Sunday, February 21, 2010

Memories

If someone asked you to share your best memory and your worst memory, how easy would the answer be for you? I spent a semester in college at a theater intensive in CT, and in one of the classes we had to share these with each other. For me, the worst memory was easy to recall, if not easy to relay. But the best memory? I had no idea. Not that I haven't had wonderful moments in my life, but the best? Just about nothing comes to mind. How pathetic is the best memory compared to the worst? Profound moments, aha moments, intense interesting unforgettable moments. But the truly happiest moment of my life - I had no idea.
Sometimes it feels like life is just about dealing with things that go wrong.

Monday, February 8, 2010

milk in the bag

Listening to NPR the other day, they were talking about the 20th anniversary of the first opening of McDonalds in Moscow. People waited in line for an hour, and were taken aback by how friendly the staff was (they had been trained to smile nonstop - Soviets definitely not used to that). Many people said they didn't like the food; it wasn't Russian enough.
It reminded me of my own McDonald's memory. Many, in fact. I remember waiting in that long line, and seeing people in their Sunday best going out for a meal there after church. The people eating hamburgers layer by layer - the bun, the lettuce, the meat. They'd never had a hamburger before.
What I really remember, though, was going to the McDonald's factory on a fieldtrip and seeing the milk bagged. Seeing the milk put in bags.
In Russia, at this point, fresh milk wasn't something to be relied on.
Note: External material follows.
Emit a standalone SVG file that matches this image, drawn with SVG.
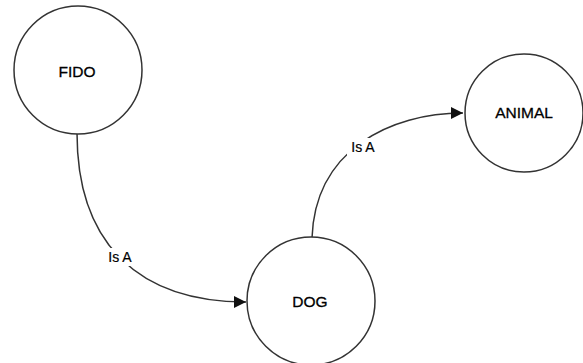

When Stockmann's, the Finnish grocery store, had it, we would buy several bottles and freeze all but one (as previously mentioned - obviously had a big impact on me and my memories). The other option, in the early post-Soviet years, was McDonald's milk. I don't remember where we bought it, but it was from a store, not from the restaurant. It would come in this white plastic bag with "McDonalds" written diagonally in a pale orange. At home, we would cut open a sliver in the top, and place the whole bag in a pitcher, to be put in the fridge.
Just thinking about that fridge brings so much to mind.
We had a tv on top of it. Sitting at the kitchen table watching the news when Princess Diana died.
Our cat Spike would lie on the ground in front of it because it gave off so much heat.
I thought "Fridgerator" was what it was called, and my American teacher thought that maybe I was British and this is what we called them.